From the factory, this '75 Trans Am was just like any other that rolled off the assembly line. Complete with a 455-cubic inch (7.5-L) Pontiac big block V8 and all the necessary decals and markings, ripping a pristine 70s muscle car would be seen as a war crime to the average purist. Only a supremely skilled and well disciplined restomod shop has any business tearing into a classic as pristine as this Pontiac. Luckily, that's exactly who was on hand. Very meticulously, and over the course of thousands of hours of labor, each component of this Trans Am was stripped down to the bare body and chassis in preparation for the new drivetrain goodies.

This Trans Am's body was even chemically stripped down to bare metal to accept a top-of-the-line paint job to match the engine hardware of this restomod. All the while, an in-house manufactured Schwartz Performance G-Machine chassis was prepared to accommodate the body, plus all the new driveline and suspension hardware soon to come. Bolt-in chassis of this nature are the bread and butter for Schwartz Performance, which sells them and ships them right to your front door via their webpage store.

With that out of the way, time was taken to custom fabricate all-new sheet metal to help the original body look all the more aggressive. Then, finally, the engine could be installed. That'd be a 6.2-liter supercharged GM LT4 V8, the same you'd find in the Cadillac CT5-V Blackwing, Camaro ZL1, and the C7 Chevy Corvette Z06. Add beefed-up valve-train, upgraded accessory drive, and the ultimate display of engine overkill, methanol injection, a motor that once cranked out 650 horses without even trying now jets in the neighborhood of 900.

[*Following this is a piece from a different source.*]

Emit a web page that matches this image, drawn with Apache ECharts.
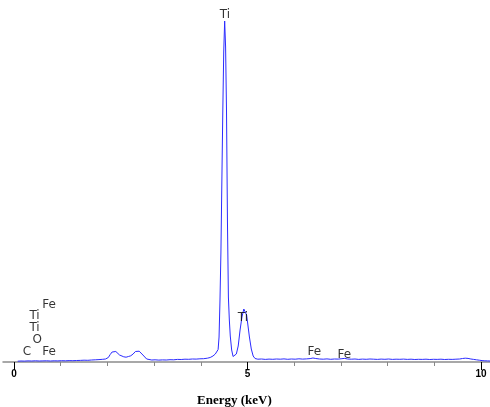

It's for this reason that the Ridetech adjustable coilovers and Baer Pro Plus six-piston brake disks are on hand to keep you from achieving a Darwin award driving this restaurant around. With the completed blue and black-on-white paint job completed and flanked by Forgeline TA3 with matching blue rim accents, what was once just an ordinary muscle car is now a full-blow pro-touring pseudo supercar. How much does it cost to build a Trans Am that meets these specs? It must be easily north of half a million dollars, possibly even a million. One thing's for sure, we can't afford it.